BROWNSVILLE – The investigation into the 1940 slaying of civil rights worker Elbert Williams in Haywood County, Tennessee is being reopened after 78 years.
Haywood County District Attorney Garry Brown said Wednesday that his office is launching an investigation into the death of the 32-year-old Williams.
Williams’s body was found in the Hatchie River about six miles south of Brownsville on June 23, 1940, three days after he was taken from his home by a group of men led by a police officer. Williams had been taken to the Brownsville City Jail to be interrogated about his work with the NAACP. When his wife went to the jail that night, Williams was not there, and was never again seen alive.
The Haywood County coroner held an inquest and found that the “cause of death, we believe, was by foul means by parties unknown.”
The Department of Justice initially ordered the case presented to a federal grand jury, then reversed itself and closed it in 1942.
A U.S. attorney in Memphis declined to reopen the investigation on legal grounds in 2017.
Tennessee’s new Civil Rights Crimes Cold Case Law of 2018, signed by Governor Bill Haslam in May, mandates a statewide survey of cold civil rights crimes and directs referral of “viable” cases for prosecution. District Attorney Brown feels that this is such a case.

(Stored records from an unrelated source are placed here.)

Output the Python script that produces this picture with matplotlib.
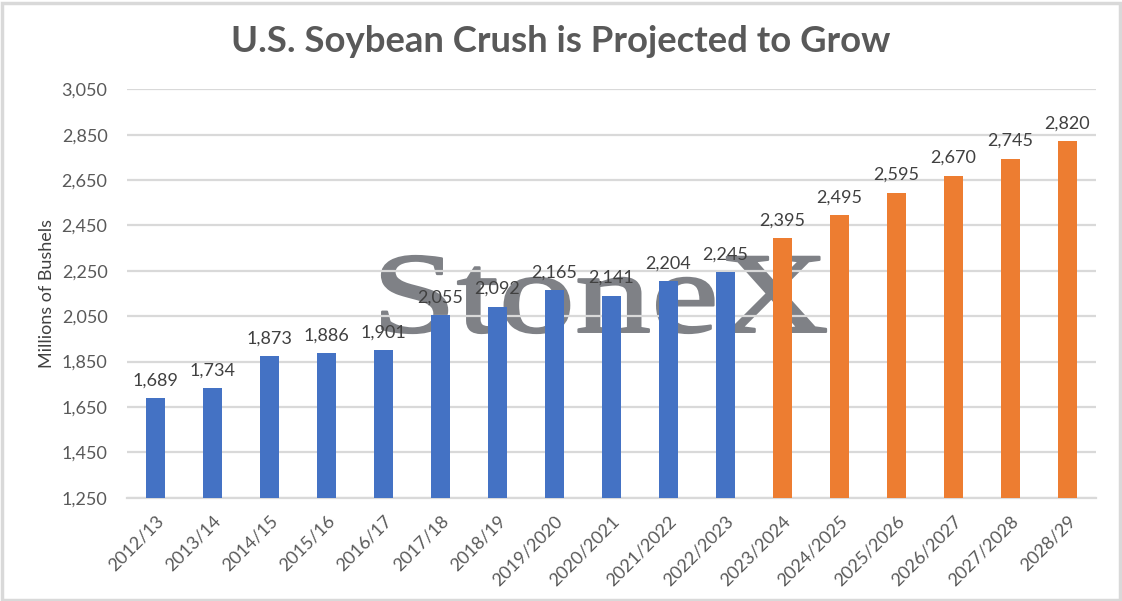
import matplotlib
matplotlib.use("Agg")
import matplotlib.pyplot as plt
from matplotlib.patches import Rectangle, PathPatch
from matplotlib.textpath import TextPath
from matplotlib.font_manager import FontProperties
from matplotlib.transforms import Affine2D
import matplotlib.ticker as mticker
import numpy as np

seasons = ["2012/13", "2013/14", "2014/15", "2015/16", "2016/17", "2017/18",
           "2018/19", "2019/2020", "2020/2021", "2021/2022", "2022/2023",
           "2023/2024", "2024/2025", "2025/2026", "2026/2027", "2027/2028", "2028/29"]
crush = [1689, 1734, 1873, 1886, 1901, 2055, 2092, 2165, 2141, 2204, 2245,
         2395, 2495, 2595, 2670, 2745, 2820]
n_actual = 11  # first 11 are history, rest projected

blue = "#4472C4"
orange = "#ED7D31"
grid_col = "#D9D9D9"
txt_col = "#595959"
wm_col = "#7F8186"

plt.rcParams['font.family'] = ['Lato', 'DejaVu Sans']

W, H = 1122, 601
fig = plt.figure(figsize=(W / 100, H / 100), dpi=100)
ax = fig.add_axes([127 / W, 1 - 497.7 / H, (1096 - 127) / W, (497.7 - 89.3) / H])

# frame around the whole chart
fig.patches.append(Rectangle((1.5 / W, 1.5 / H), 1 - 4 / W, 1 - 4 / H,
                             transform=fig.transFigure, fill=False,
                             edgecolor=grid_col, lw=2.5, zorder=0))

x = np.arange(len(seasons))
colors = [blue if i < n_actual else orange for i in range(len(seasons))]
bars = ax.bar(x, crush, width=0.32, color=colors, zorder=3)

for xi, v in zip(x, crush):
    ax.annotate(f"{v:,}", (xi, v), xytext=(0, 7), textcoords="offset points",
                ha="center", va="bottom", fontsize=13, color="#404040", zorder=5)

ax.set_xlim(-0.5, len(seasons) - 0.5)
ax.set_ylim(1250, 3050)
ax.set_yticks(np.arange(1250, 3051, 200))
ax.yaxis.set_major_formatter(mticker.FuncFormatter(lambda v, p: f"{int(v):,}"))
ax.grid(axis="y", color=grid_col, lw=1.6, zorder=1)
ax.set_axisbelow(False)
for s in ["top", "right", "left"]:
    ax.spines[s].set_visible(False)
ax.spines["bottom"].set_color(grid_col)
ax.spines["bottom"].set_linewidth(1.6)
ax.spines["bottom"].set_zorder(2)
ax.tick_params(axis="both", length=0, colors=txt_col, labelsize=13)
ax.tick_params(axis="y", pad=14)
ax.set_xticks(x)
ax.set_xticklabels(seasons, rotation=45, ha="right", rotation_mode="anchor")
for lab in ax.get_xticklabels():
    lab.set_y(-0.025)

ax.set_ylabel("Millions of Bushels", fontsize=13, color="#404040", labelpad=5)

fig.text(0.5, 1 - 42 / H, "U.S. Soybean Crush is Projected to Grow", ha="center",
         va="center", fontsize=26.3, fontweight="bold", color=txt_col)

# StoneX watermark, stretched to the box it fills in the picture
tp = TextPath((0, 0), "StoneX", size=1, prop=FontProperties(family="Liberation Serif"))
ext = tp.get_extents()
x0, x1 = 382, 826
y0, y1 = H - 333, H - 256
tr = Affine2D().translate(-ext.x0, -ext.y0).scale((x1 - x0) / ext.width,
                                                   (y1 - y0) / ext.height).translate(x0, y0)
wm = PathPatch(tr.transform_path(tp), facecolor=wm_col, edgecolor=wm_col,
               lw=1.6, joinstyle="round", transform=None, zorder=0.5)
ax.add_artist(wm)

fig.savefig("out.png", dpi=100)
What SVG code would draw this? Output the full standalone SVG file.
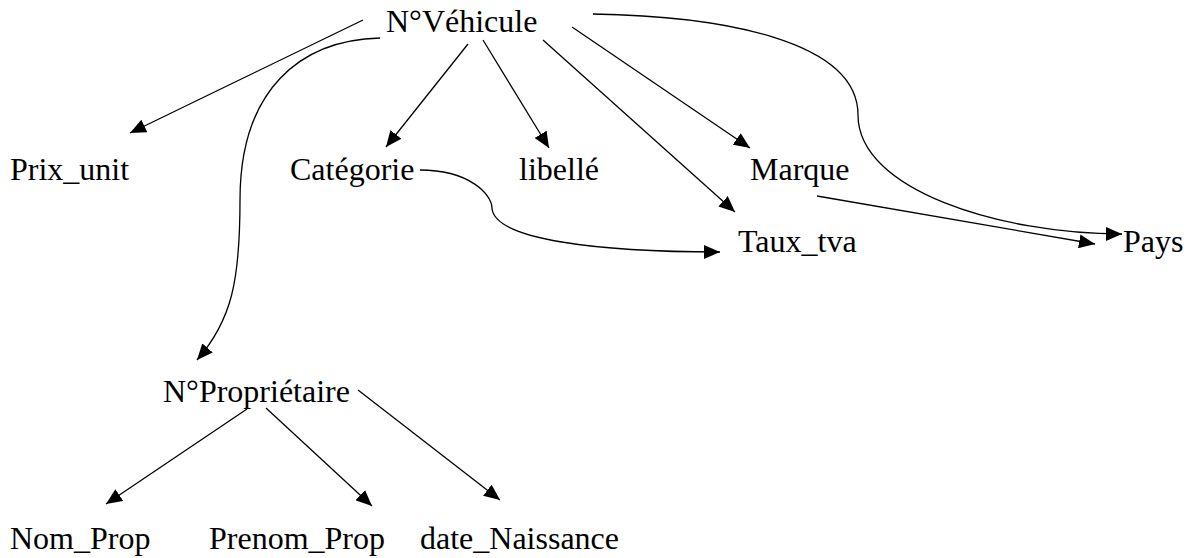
<svg xmlns="http://www.w3.org/2000/svg" width="1190" height="558" viewBox="0 0 1190 558">
<style>
text{font-family:'Liberation Serif','Times New Roman',Tinos,'DejaVu Serif',serif;font-size:32px;fill:#000}
.c{fill:none;stroke:#000;stroke-width:1.3}
</style>
<defs>
<marker id="a" markerUnits="userSpaceOnUse" markerWidth="18" markerHeight="14" refX="16" refY="7" orient="auto">
<path d="M0,0 L16,7 L0,14 Z" fill="#000"/>
</marker>
</defs>
<rect width="1190" height="558" fill="#fff"/>
<g id="connectors">
<path class="c" marker-end="url(#a)" d="M363,20 L130,133"/>
<path class="c" marker-end="url(#a)" d="M380,38 C300,40 240,90 240,200 C240,280 232,320 197,360"/>
<path class="c" marker-end="url(#a)" d="M468,44 L386,147"/>
<path class="c" marker-end="url(#a)" d="M483,40 L549,148"/>
<path class="c" marker-end="url(#a)" d="M543,40 L735,212"/>
<path class="c" marker-end="url(#a)" d="M572,27 L750,148"/>
<path class="c" marker-end="url(#a)" d="M593,14 C720,16 858,40 858,115 C858,190 1000,234 1122,234"/>
<path class="c" marker-end="url(#a)" d="M420,170 C470,170 492,195 492,208 C494,240 600,252 720,252"/>
<path class="c" marker-end="url(#a)" d="M817,196 L1095,244"/>
<path class="c" marker-end="url(#a)" d="M247,409 L106,504"/>
<path class="c" marker-end="url(#a)" d="M266,408 L372,506"/>
<path class="c" marker-end="url(#a)" d="M358,390 L500,500"/>
</g>
<g id="n-vehicule"><text x="386" y="32">N°Véhicule</text></g>
<g id="n-prix"><text x="10" y="180">Prix_unit</text></g>
<g id="n-categorie"><text x="290" y="180">Catégorie</text></g>
<g id="n-libelle"><text x="519" y="180">libellé</text></g>
<g id="n-marque"><text x="750" y="180">Marque</text></g>
<g id="n-taux"><text x="738" y="252">Taux_tva</text></g>
<g id="n-pays"><text x="1123" y="252">Pays</text></g>
<g id="n-proprietaire"><text x="163" y="402">N°Propriétaire</text></g>
<g id="n-nom"><text x="10" y="549">Nom_Prop</text></g>
<g id="n-prenom"><text x="209" y="549">Prenom_Prop</text></g>
<g id="n-date"><text x="420" y="549">date_Naissance</text></g>
</svg>
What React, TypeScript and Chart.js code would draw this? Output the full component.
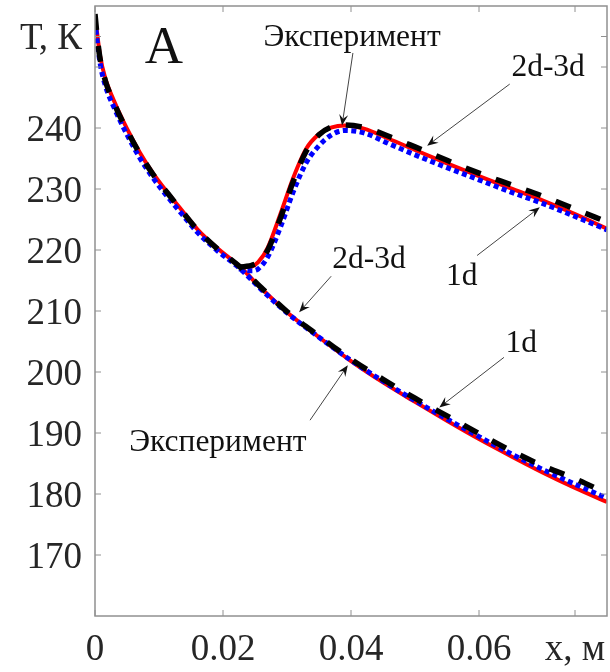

William’s body is believed to be buried in an unmarked grave in Taylor Cemetery in Haywood County. The University of Tennessee Forensic Anthropology Department has volunteered its services in locating his grave, exhuming his remains, and any evidence the grave contains. A postmortem examination will be conducted.
His remains will be re-interred with honor and dignity, and permanently marked in a manner befitting his station as a civil rights hero.
An NAACP official called Williams “the first martyr of the NAACP.”